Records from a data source
[START]
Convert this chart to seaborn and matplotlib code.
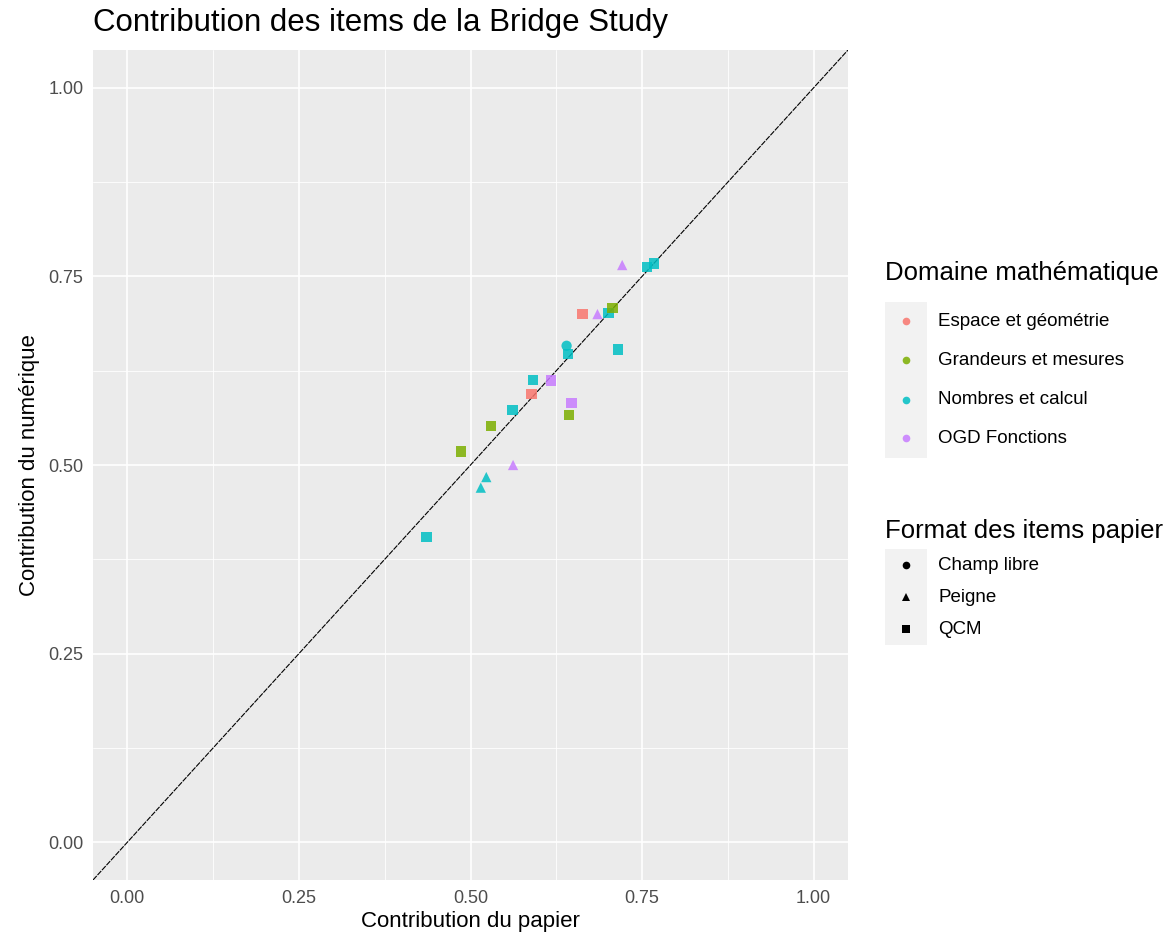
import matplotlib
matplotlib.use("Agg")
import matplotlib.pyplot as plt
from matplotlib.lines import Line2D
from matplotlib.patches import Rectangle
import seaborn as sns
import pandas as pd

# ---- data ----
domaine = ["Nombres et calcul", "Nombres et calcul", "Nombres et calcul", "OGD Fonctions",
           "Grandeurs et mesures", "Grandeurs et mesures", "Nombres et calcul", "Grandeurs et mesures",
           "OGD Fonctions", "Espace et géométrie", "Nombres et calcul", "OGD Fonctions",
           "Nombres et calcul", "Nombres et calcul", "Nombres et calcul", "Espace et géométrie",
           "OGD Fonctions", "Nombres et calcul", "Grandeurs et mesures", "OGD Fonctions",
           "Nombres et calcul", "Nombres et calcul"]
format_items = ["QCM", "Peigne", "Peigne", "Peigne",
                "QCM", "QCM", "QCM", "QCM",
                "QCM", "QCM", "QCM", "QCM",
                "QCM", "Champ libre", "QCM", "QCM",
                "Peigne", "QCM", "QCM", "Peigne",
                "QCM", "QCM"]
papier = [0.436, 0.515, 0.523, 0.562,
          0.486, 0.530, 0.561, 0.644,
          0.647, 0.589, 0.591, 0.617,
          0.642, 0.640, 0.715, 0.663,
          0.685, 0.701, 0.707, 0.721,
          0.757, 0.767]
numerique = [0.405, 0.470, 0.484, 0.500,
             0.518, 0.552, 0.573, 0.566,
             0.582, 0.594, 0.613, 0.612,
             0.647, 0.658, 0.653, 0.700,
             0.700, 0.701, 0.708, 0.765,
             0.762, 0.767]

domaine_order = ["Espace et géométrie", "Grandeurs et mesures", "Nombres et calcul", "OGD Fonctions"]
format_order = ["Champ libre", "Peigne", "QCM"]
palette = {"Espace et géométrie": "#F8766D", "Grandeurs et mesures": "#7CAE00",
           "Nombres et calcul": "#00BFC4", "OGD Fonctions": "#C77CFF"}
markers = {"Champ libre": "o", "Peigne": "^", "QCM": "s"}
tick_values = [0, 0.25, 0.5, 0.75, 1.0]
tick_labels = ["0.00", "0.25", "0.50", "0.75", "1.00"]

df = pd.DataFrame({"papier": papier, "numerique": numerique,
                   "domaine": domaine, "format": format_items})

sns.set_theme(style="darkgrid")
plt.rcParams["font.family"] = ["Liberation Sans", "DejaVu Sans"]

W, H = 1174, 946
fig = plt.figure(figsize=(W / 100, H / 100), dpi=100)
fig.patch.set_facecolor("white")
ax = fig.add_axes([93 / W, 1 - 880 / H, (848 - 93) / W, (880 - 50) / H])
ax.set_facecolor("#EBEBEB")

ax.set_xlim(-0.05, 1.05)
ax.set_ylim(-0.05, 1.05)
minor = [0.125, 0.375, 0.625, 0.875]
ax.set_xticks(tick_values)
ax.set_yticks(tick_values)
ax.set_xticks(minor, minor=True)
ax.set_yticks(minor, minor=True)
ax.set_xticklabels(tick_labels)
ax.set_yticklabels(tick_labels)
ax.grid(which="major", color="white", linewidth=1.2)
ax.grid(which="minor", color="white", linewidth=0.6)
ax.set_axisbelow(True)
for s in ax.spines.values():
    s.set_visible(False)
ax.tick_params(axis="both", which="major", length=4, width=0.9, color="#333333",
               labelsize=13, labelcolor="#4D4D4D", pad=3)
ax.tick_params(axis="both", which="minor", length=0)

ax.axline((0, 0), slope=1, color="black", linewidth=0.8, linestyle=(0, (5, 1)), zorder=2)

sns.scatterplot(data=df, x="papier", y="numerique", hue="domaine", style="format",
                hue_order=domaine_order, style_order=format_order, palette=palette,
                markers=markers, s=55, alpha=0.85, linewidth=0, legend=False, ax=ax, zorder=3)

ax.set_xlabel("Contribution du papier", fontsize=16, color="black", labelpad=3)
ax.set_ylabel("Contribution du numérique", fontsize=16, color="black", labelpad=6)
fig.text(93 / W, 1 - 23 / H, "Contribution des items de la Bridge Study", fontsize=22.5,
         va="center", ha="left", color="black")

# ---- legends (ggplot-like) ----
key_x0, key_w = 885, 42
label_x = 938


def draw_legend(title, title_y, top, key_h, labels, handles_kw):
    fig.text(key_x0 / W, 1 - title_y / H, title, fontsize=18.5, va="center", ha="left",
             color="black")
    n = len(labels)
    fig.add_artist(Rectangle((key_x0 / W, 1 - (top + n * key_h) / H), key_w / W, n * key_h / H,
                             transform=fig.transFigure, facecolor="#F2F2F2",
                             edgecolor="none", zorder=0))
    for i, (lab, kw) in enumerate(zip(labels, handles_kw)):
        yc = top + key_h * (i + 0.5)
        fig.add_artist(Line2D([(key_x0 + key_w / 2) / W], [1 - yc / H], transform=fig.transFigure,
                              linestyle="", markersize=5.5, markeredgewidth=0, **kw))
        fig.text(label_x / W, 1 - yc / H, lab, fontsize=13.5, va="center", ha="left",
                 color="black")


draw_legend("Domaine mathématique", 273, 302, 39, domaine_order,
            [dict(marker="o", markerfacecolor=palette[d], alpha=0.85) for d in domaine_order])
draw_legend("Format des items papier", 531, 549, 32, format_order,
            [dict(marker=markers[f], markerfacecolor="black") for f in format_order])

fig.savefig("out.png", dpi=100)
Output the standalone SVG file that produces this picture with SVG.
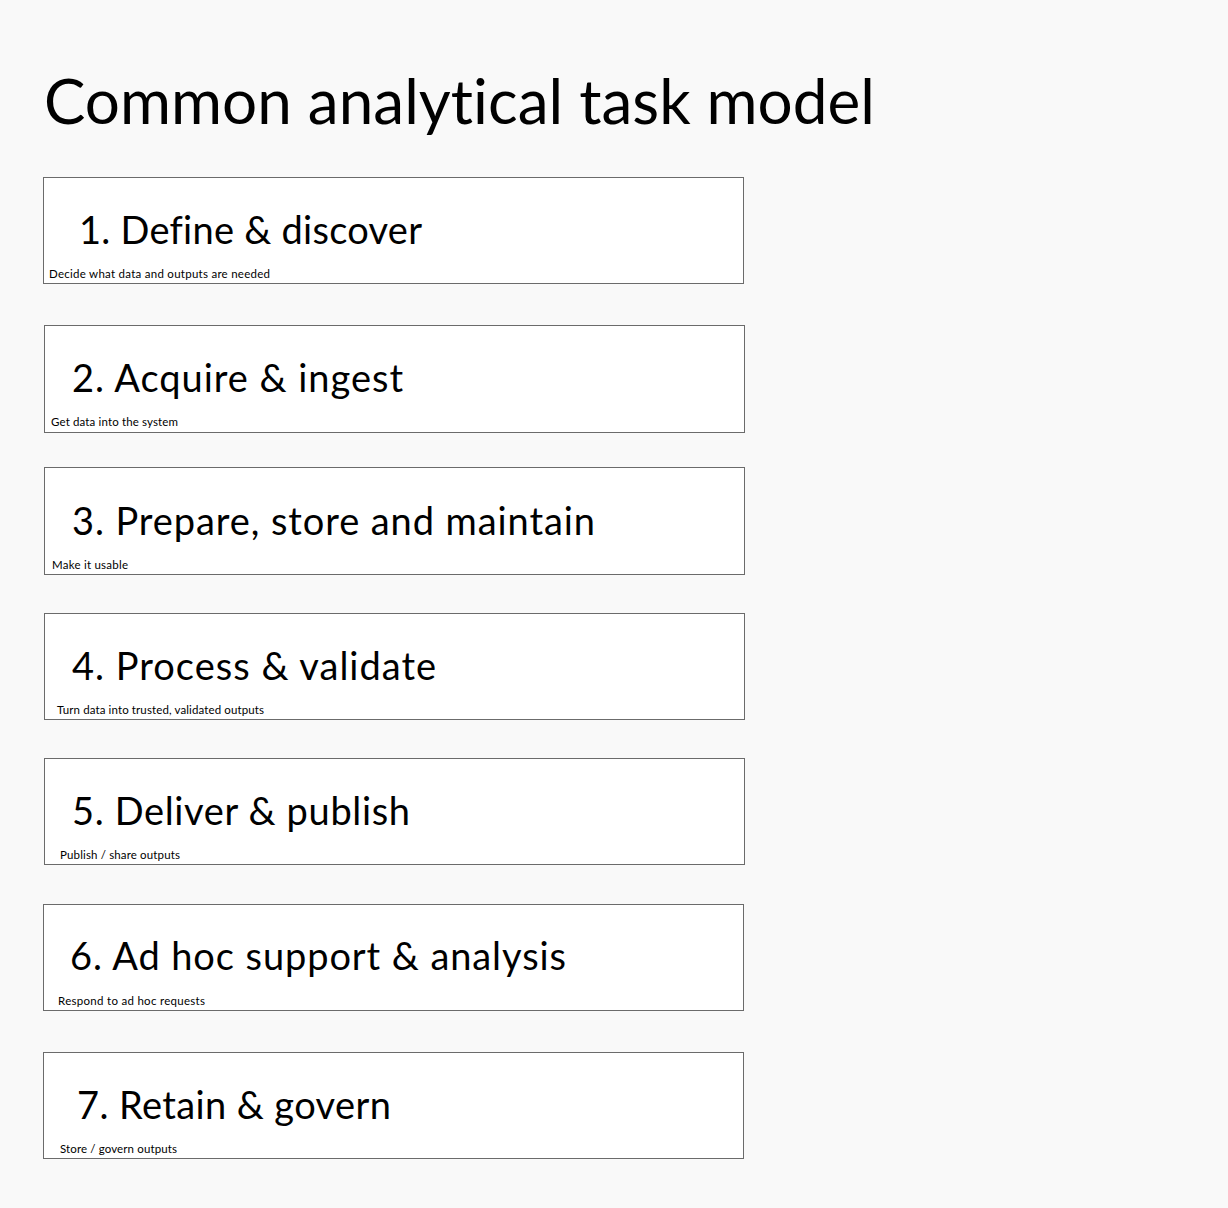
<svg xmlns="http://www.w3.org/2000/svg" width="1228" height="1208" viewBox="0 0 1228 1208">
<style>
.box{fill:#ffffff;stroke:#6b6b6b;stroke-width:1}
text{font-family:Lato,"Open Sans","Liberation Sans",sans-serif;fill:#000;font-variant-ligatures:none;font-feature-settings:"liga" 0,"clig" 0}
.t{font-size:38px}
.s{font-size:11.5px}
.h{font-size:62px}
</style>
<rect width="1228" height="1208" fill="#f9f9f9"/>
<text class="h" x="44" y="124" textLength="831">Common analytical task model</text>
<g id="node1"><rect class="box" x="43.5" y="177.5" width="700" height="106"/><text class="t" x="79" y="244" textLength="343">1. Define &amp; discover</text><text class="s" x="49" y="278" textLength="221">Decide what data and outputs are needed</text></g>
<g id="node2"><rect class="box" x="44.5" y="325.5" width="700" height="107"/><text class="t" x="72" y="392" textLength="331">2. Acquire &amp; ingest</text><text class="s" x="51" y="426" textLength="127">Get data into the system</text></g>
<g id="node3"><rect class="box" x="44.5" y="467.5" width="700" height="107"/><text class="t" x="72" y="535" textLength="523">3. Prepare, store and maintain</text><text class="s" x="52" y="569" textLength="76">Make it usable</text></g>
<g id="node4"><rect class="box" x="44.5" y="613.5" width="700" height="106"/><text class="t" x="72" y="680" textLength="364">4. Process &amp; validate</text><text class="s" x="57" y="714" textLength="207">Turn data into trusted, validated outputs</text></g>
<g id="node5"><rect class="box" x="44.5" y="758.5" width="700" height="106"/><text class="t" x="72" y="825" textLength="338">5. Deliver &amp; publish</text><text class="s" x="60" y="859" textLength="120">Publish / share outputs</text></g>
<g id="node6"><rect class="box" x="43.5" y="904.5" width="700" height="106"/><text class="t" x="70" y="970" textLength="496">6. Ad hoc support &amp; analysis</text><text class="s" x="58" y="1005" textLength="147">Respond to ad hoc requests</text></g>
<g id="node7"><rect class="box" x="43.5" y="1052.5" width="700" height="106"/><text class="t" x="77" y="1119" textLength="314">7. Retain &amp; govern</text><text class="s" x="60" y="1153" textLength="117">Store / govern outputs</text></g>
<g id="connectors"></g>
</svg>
[END]
# [Task description]
Give the lines again word for word, from the start of the records to the line holding "0.762, 0.767]", both included, and leave out any picture.

# [Written solution]
Convert this chart to seaborn and matplotlib code.
import matplotlib
matplotlib.use("Agg")
import matplotlib.pyplot as plt
from matplotlib.lines import Line2D
from matplotlib.patches import Rectangle
import seaborn as sns
import pandas as pd

# ---- data ----
domaine = ["Nombres et calcul", "Nombres et calcul", "Nombres et calcul", "OGD Fonctions",
           "Grandeurs et mesures", "Grandeurs et mesures", "Nombres et calcul", "Grandeurs et mesures",
           "OGD Fonctions", "Espace et géométrie", "Nombres et calcul", "OGD Fonctions",
           "Nombres et calcul", "Nombres et calcul", "Nombres et calcul", "Espace et géométrie",
           "OGD Fonctions", "Nombres et calcul", "Grandeurs et mesures", "OGD Fonctions",
           "Nombres et calcul", "Nombres et calcul"]
format_items = ["QCM", "Peigne", "Peigne", "Peigne",
                "QCM", "QCM", "QCM", "QCM",
                "QCM", "QCM", "QCM", "QCM",
                "QCM", "Champ libre", "QCM", "QCM",
                "Peigne", "QCM", "QCM", "Peigne",
                "QCM", "QCM"]
papier = [0.436, 0.515, 0.523, 0.562,
          0.486, 0.530, 0.561, 0.644,
          0.647, 0.589, 0.591, 0.617,
          0.642, 0.640, 0.715, 0.663,
          0.685, 0.701, 0.707, 0.721,
          0.757, 0.767]
numerique = [0.405, 0.470, 0.484, 0.500,
             0.518, 0.552, 0.573, 0.566,
             0.582, 0.594, 0.613, 0.612,
             0.647, 0.658, 0.653, 0.700,
             0.700, 0.701, 0.708, 0.765,
             0.762, 0.767]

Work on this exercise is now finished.